Conversation analysis is an interesting study.  It is usually lumped into the general category of discourse analysis, but its behavior is so very different from written discourse or prepared discourse if a person reads from a prepared, written statement that it deserves to be a field in its own right.

There are different ways to study conversation.  One way is to chart the topics covered.  Another way is to trace participant participation.  Even a third way is to notice differences in same sex/cross sex exchanges.  Other ways exist, but these three were the initial entrances into the field and, thus, the most explored.

One of my favorite ways for analyzing conversation is to notice the rules or etiquette regarding turn-taking in conversation.  This approach has a number of studies written about it, but there are different combinations of ways to study this behavior, so the studies don't address all the possibilities.  First, a person needs to know that conversation is built to communicate information.  The person can either give it or ask for it, but information is exchanged.  If the information is of interest to both parties, a topic or line of reasoning is followed to exchange the information both parties want to have.  If the topic is not of interest to both, the imbalance causes a distortion to the ideas of turn-taking.

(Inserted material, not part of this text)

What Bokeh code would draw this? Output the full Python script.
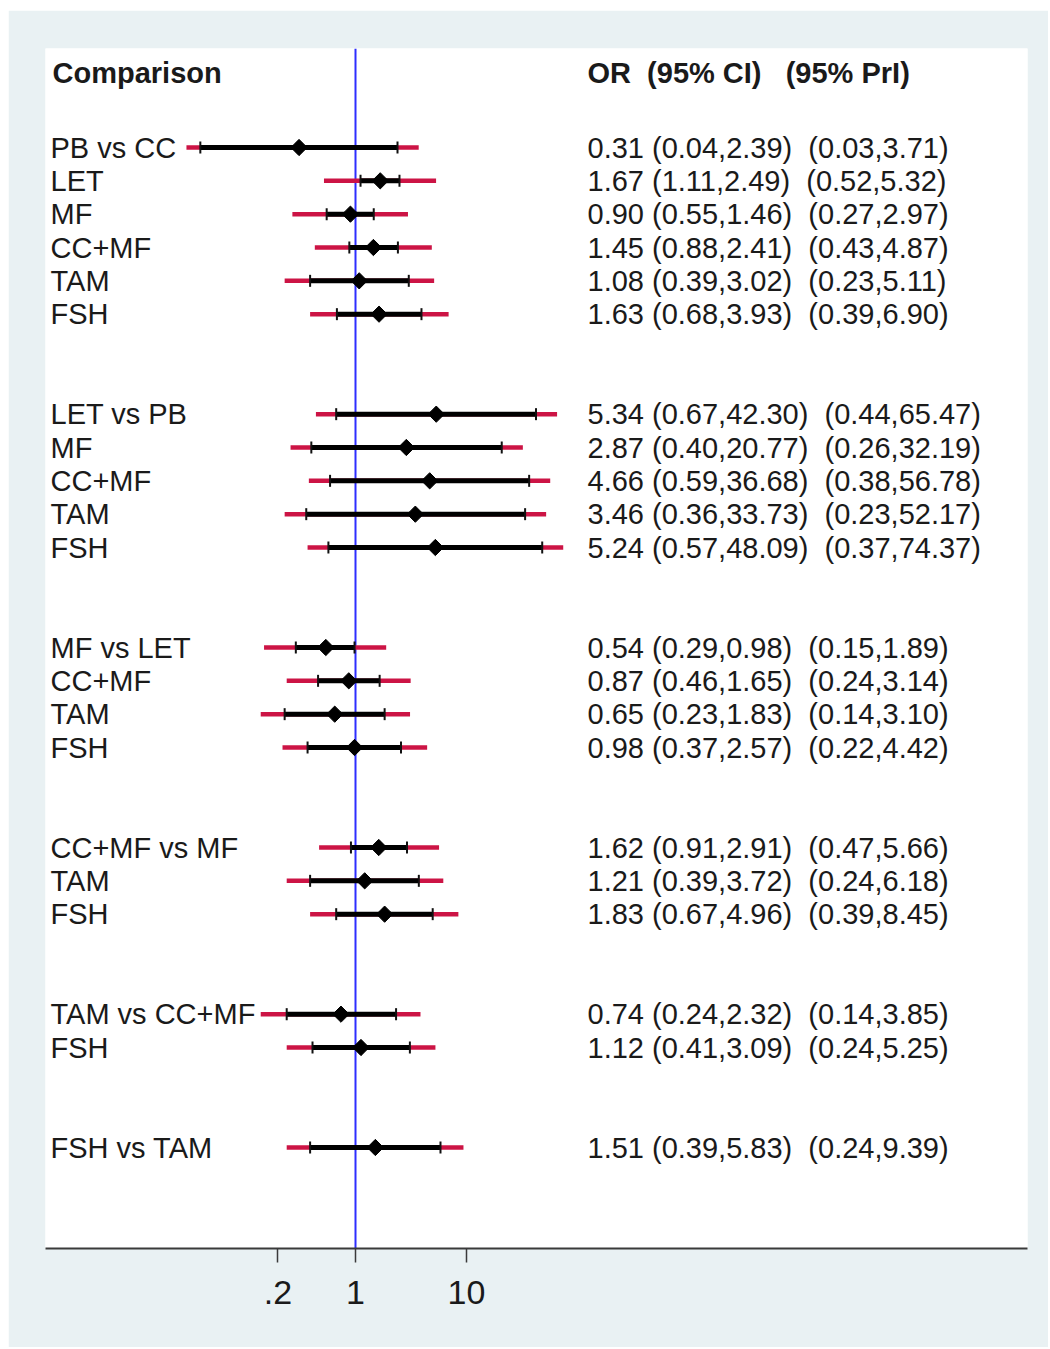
import numpy as np
from bokeh.plotting import figure
from bokeh.models import ColumnDataSource, Range1d, FixedTicker, Span
from bokeh.core.properties import value
from bokeh.embed import file_html
from bokeh.resources import INLINE

# ---------------- data ----------------
group_refs = ["CC", "PB", "LET", "MF", "CC+MF", "TAM"]
group_treats = [
    ["PB", "LET", "MF", "CC+MF", "TAM", "FSH"],
    ["LET", "MF", "CC+MF", "TAM", "FSH"],
    ["MF", "CC+MF", "TAM", "FSH"],
    ["CC+MF", "TAM", "FSH"],
    ["TAM", "FSH"],
    ["FSH"],
]
odds_ratio = [0.31, 1.67, 0.90, 1.45, 1.08, 1.63,
              5.34, 2.87, 4.66, 3.46, 5.24,
              0.54, 0.87, 0.65, 0.98,
              1.62, 1.21, 1.83,
              0.74, 1.12,
              1.51]
ci_low = [0.04, 1.11, 0.55, 0.88, 0.39, 0.68,
          0.67, 0.40, 0.59, 0.36, 0.57,
          0.29, 0.46, 0.23, 0.37,
          0.91, 0.39, 0.67,
          0.24, 0.41,
          0.39]
ci_high = [2.39, 2.49, 1.46, 2.41, 3.02, 3.93,
           42.30, 20.77, 36.68, 33.73, 48.09,
           0.98, 1.65, 1.83, 2.57,
           2.91, 3.72, 4.96,
           2.32, 3.09,
           5.83]
pri_low = [0.03, 0.52, 0.27, 0.43, 0.23, 0.39,
           0.44, 0.26, 0.38, 0.23, 0.37,
           0.15, 0.24, 0.14, 0.22,
           0.47, 0.24, 0.39,
           0.14, 0.24,
           0.24]
pri_high = [3.71, 5.32, 2.97, 4.87, 5.11, 6.90,
            65.47, 32.19, 56.78, 52.17, 74.37,
            1.89, 3.14, 3.10, 4.42,
            5.66, 6.18, 8.45,
            3.85, 5.25,
            9.39]
tick_values = [0.2, 1, 10]
tick_labels = [".2", "1", "10"]
header_left = "Comparison"
header_right = "OR  (95% CI)   (95% PrI)"

NB = "\u00a0"  # keep runs of spaces in SVG text

# ---------------- layout helpers ----------------
rows, labels = [], []
r = 0
for ref, treats in zip(group_refs, group_treats):
    for j, t in enumerate(treats):
        rows.append(r)
        labels.append(f"{t} vs {ref}" if j == 0 else t)
        r += 1
    r += 2

texts = [f"{o:.2f} ({a:.2f},{b:.2f})  ({c:.2f},{d:.2f})".replace(" ", NB)
         for o, a, b, c, d in zip(odds_ratio, ci_low, ci_high, pri_low, pri_high)]

src = ColumnDataSource(dict(y=rows, label=labels, txt=texts, orr=odds_ratio,
                            cl=ci_low, ch=ci_high, pl=pri_low, ph=pri_high))

# pixel geometry of the frame: 982 px wide, 111 px per decade, 1 at px 310 from left
PX_DEC = 111.0
X0 = 10 ** (-310 / PX_DEC)
X1 = 10 ** ((982 - 310) / PX_DEC)


def xpx(px):
    # data x at a pixel offset from the frame's left edge
    return 10 ** ((px - 310) / PX_DEC)


FONT = "Liberation Sans"

p = figure(width=1040, height=1337, x_axis_type="log",
           x_range=Range1d(X0, X1), y_range=Range1d(33.03, -2.97),
           output_backend="svg", toolbar_location=None,
           min_border_left=37, min_border_right=21,
           min_border_top=38, min_border_bottom=99)
p.margin = (10, 0, 0, 8)
p.background_fill_color = "white"
p.border_fill_color = "#E9F1F3"
p.outline_line_color = None
p.grid.visible = False
p.yaxis.visible = False

ax = p.xaxis[0]
ax.ticker = FixedTicker(ticks=tick_values)
ax.major_label_overrides = {v: l for v, l in zip(tick_values, tick_labels)}
ax.minor_tick_line_color = None
ax.axis_line_color = "#3a3a3a"
ax.axis_line_width = 2
ax.major_tick_line_color = "#3a3a3a"
ax.major_tick_line_width = 1.5
ax.major_tick_out = 14
ax.major_tick_in = 0
ax.major_label_standoff = 18
ax.major_label_text_font = FONT
ax.major_label_text_font_size = "34px"
ax.major_label_text_color = "#1a1a1a"

p.add_layout(Span(location=1, dimension="height", line_color="#2E2EFF",
                  line_width=2, level="underlay"))

# prediction intervals (red)
p.segment(x0="pl", x1="ph", y0="y", y1="y", source=src,
          line_color="#CC1445", line_width=4.5)
# confidence intervals (black)
p.segment(x0="cl", x1="ch", y0="y", y1="y", source=src,
          line_color="black", line_width=5)
for col in ("cl", "ch"):
    p.scatter(x=col, y="y", source=src, marker="dash", angle=np.pi / 2,
              size=12, line_color="#111111", line_width=2)
p.scatter(x="orr", y="y", source=src, marker="square", angle=np.pi / 4,
          size=11.5, fill_color="black", line_color="black", line_width=1)

# texts
p.text(x=xpx(5), y="y", text="label", source=src, text_font=value(FONT),
       text_font_size=value("29px"), text_baseline="middle", text_align="left",
       text_color="#1a1a1a")
p.text(x=xpx(542), y="y", text="txt", source=src, text_font=value(FONT),
       text_font_size=value("29px"), text_baseline="middle", text_align="left",
       text_color="#1a1a1a")
p.text(x=[xpx(7)], y=[-2.24], text=[header_left], text_font=value(FONT),
       text_font_size=value("29px"), text_font_style="bold",
       text_baseline="middle", text_align="left", text_color="#1a1a1a")
p.text(x=[xpx(542)], y=[-2.24], text=[header_right.replace(" ", NB)],
       text_font=value(FONT), text_font_size=value("29px"),
       text_font_style="bold", text_baseline="middle", text_align="left",
       text_color="#1a1a1a")

open("out.html", "w").write(file_html(p, INLINE))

It's a little like the body.  Its different parts work in harmony, but when one part doesn't function according to the rules of balance, disease breaks out and discomfort or pain are generally caused.  Some people know when a topic is of interest or not to others and observe a jumping technique, that is, they jump to another topic that might interest both parties.  Some people, on the other hand, don't seem to know or at least find a reason to ignore the signs of disinterest shown by the listener.


Yesterday, was one of those occasions that I try to avoid - a person who couldn't discern my limited interest in a topic of great interest to him.  The minutes engaged in that conversation were miserable.  At the first available opportunity, I extracted myself from the conversation.

It seems that on some occasions, the age and maturity of the person in the conversation determines the ability to judge the interest of the other person, but sometimes that is not the case at all.  I would love to look at the conversations of about 100,000 people in various groupings and publish the study.  But, that violates a point of etiquette when conducting conversations.  Conversations are expected to be fully spontaneous and etiquette is negotiated by the parties enjoined.  In research, an observer makes the conversation less spontaneous making the participants wary of just what rules the observer might be "judging" their conversation by.  The participants would change their conversational topics, line of reasoning, or words used in the presence of a third party.


An extremely adverse reaction happened about two months ago when Facebook admitted to letting researchers evaluate the written conversations of some of its customers.  The move violated the privacy of people.  Although spoken conversation behavior is somewhat different from written "conversation" on Facebook, the principle of spontaneity being judged or evaluated by a third party was violated.  The backlash from Facebook customers complaining loudly shows the influence if knowledge of a third party is in the mix of a conversation.  This is known as the Observer's Paradox, and it is very difficult to avoid.

In the meantime, I'll stick with what the existing literature reveals about the idea of conversational etiquette.  This means I'll avoid the people who have a talkative record.  And, I'll keep observing the trademarks and indicators of why  people don't always know when turn-taking has ceased and one-sided monologs have kicked in.